## GIVEN INFORMATION

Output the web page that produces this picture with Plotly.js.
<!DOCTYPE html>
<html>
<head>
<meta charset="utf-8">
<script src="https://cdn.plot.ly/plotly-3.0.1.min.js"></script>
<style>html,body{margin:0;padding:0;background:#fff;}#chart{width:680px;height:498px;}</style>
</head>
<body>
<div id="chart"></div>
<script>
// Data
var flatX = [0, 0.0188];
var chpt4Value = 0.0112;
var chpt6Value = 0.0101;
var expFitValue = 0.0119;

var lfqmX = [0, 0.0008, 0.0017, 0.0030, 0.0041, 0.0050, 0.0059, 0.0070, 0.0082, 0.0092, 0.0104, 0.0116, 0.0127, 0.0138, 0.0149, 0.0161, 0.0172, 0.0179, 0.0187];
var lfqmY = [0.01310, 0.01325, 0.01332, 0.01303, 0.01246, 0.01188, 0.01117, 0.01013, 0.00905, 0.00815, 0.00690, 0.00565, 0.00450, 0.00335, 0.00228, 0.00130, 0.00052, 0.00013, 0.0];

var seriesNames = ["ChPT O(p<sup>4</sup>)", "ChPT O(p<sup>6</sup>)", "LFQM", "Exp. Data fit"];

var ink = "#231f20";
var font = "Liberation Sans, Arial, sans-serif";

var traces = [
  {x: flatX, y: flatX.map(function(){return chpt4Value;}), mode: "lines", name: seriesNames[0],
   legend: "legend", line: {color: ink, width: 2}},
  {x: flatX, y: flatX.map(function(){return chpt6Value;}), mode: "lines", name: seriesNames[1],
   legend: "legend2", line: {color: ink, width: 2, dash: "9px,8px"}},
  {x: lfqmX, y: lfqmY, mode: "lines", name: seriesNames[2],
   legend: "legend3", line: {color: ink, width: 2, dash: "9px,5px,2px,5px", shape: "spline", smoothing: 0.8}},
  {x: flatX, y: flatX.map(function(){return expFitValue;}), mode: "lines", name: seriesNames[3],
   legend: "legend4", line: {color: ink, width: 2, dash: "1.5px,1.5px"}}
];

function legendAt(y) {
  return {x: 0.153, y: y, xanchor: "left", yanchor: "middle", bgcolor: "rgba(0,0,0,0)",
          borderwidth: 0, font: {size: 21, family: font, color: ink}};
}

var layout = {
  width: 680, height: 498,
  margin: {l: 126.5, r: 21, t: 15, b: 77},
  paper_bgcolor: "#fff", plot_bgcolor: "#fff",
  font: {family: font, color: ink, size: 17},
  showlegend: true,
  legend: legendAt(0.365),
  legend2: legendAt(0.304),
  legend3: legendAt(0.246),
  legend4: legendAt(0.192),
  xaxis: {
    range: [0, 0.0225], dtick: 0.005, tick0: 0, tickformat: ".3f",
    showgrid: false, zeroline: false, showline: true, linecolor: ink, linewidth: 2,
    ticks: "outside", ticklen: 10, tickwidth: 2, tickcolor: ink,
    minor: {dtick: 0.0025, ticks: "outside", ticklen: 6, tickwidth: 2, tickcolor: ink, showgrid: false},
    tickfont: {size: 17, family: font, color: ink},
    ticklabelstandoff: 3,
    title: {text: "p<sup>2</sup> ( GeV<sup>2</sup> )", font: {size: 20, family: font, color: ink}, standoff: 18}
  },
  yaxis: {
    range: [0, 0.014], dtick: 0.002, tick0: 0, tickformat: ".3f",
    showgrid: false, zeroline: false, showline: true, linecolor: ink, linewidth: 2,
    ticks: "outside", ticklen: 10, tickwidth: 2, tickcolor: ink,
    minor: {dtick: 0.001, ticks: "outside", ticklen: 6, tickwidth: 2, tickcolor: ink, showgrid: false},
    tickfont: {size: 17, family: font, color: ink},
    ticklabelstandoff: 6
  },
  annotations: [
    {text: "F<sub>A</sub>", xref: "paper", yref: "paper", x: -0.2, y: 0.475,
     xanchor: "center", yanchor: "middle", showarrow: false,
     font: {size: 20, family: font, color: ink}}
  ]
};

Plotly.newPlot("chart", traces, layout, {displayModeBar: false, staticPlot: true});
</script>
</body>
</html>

## REQUEST
Output the listing above exactly as it appears.

## COMPLETED TASK
Output the web page that produces this picture with Plotly.js.
<!DOCTYPE html>
<html>
<head>
<meta charset="utf-8">
<script src="https://cdn.plot.ly/plotly-3.0.1.min.js"></script>
<style>html,body{margin:0;padding:0;background:#fff;}#chart{width:680px;height:498px;}</style>
</head>
<body>
<div id="chart"></div>
<script>
// Data
var flatX = [0, 0.0188];
var chpt4Value = 0.0112;
var chpt6Value = 0.0101;
var expFitValue = 0.0119;

var lfqmX = [0, 0.0008, 0.0017, 0.0030, 0.0041, 0.0050, 0.0059, 0.0070, 0.0082, 0.0092, 0.0104, 0.0116, 0.0127, 0.0138, 0.0149, 0.0161, 0.0172, 0.0179, 0.0187];
var lfqmY = [0.01310, 0.01325, 0.01332, 0.01303, 0.01246, 0.01188, 0.01117, 0.01013, 0.00905, 0.00815, 0.00690, 0.00565, 0.00450, 0.00335, 0.00228, 0.00130, 0.00052, 0.00013, 0.0];

var seriesNames = ["ChPT O(p<sup>4</sup>)", "ChPT O(p<sup>6</sup>)", "LFQM", "Exp. Data fit"];

var ink = "#231f20";
var font = "Liberation Sans, Arial, sans-serif";

var traces = [
  {x: flatX, y: flatX.map(function(){return chpt4Value;}), mode: "lines", name: seriesNames[0],
   legend: "legend", line: {color: ink, width: 2}},
  {x: flatX, y: flatX.map(function(){return chpt6Value;}), mode: "lines", name: seriesNames[1],
   legend: "legend2", line: {color: ink, width: 2, dash: "9px,8px"}},
  {x: lfqmX, y: lfqmY, mode: "lines", name: seriesNames[2],
   legend: "legend3", line: {color: ink, width: 2, dash: "9px,5px,2px,5px", shape: "spline", smoothing: 0.8}},
  {x: flatX, y: flatX.map(function(){return expFitValue;}), mode: "lines", name: seriesNames[3],
   legend: "legend4", line: {color: ink, width: 2, dash: "1.5px,1.5px"}}
];

function legendAt(y) {
  return {x: 0.153, y: y, xanchor: "left", yanchor: "middle", bgcolor: "rgba(0,0,0,0)",
          borderwidth: 0, font: {size: 21, family: font, color: ink}};
}

var layout = {
  width: 680, height: 498,
  margin: {l: 126.5, r: 21, t: 15, b: 77},
  paper_bgcolor: "#fff", plot_bgcolor: "#fff",
  font: {family: font, color: ink, size: 17},
  showlegend: true,
  legend: legendAt(0.365),
  legend2: legendAt(0.304),
  legend3: legendAt(0.246),
  legend4: legendAt(0.192),
  xaxis: {
    range: [0, 0.0225], dtick: 0.005, tick0: 0, tickformat: ".3f",
    showgrid: false, zeroline: false, showline: true, linecolor: ink, linewidth: 2,
    ticks: "outside", ticklen: 10, tickwidth: 2, tickcolor: ink,
    minor: {dtick: 0.0025, ticks: "outside", ticklen: 6, tickwidth: 2, tickcolor: ink, showgrid: false},
    tickfont: {size: 17, family: font, color: ink},
    ticklabelstandoff: 3,
    title: {text: "p<sup>2</sup> ( GeV<sup>2</sup> )", font: {size: 20, family: font, color: ink}, standoff: 18}
  },
  yaxis: {
    range: [0, 0.014], dtick: 0.002, tick0: 0, tickformat: ".3f",
    showgrid: false, zeroline: false, showline: true, linecolor: ink, linewidth: 2,
    ticks: "outside", ticklen: 10, tickwidth: 2, tickcolor: ink,
    minor: {dtick: 0.001, ticks: "outside", ticklen: 6, tickwidth: 2, tickcolor: ink, showgrid: false},
    tickfont: {size: 17, family: font, color: ink},
    ticklabelstandoff: 6
  },
  annotations: [
    {text: "F<sub>A</sub>", xref: "paper", yref: "paper", x: -0.2, y: 0.475,
     xanchor: "center", yanchor: "middle", showarrow: false,
     font: {size: 20, family: font, color: ink}}
  ]
};

Plotly.newPlot("chart", traces, layout, {displayModeBar: false, staticPlot: true});
</script>
</body>
</html>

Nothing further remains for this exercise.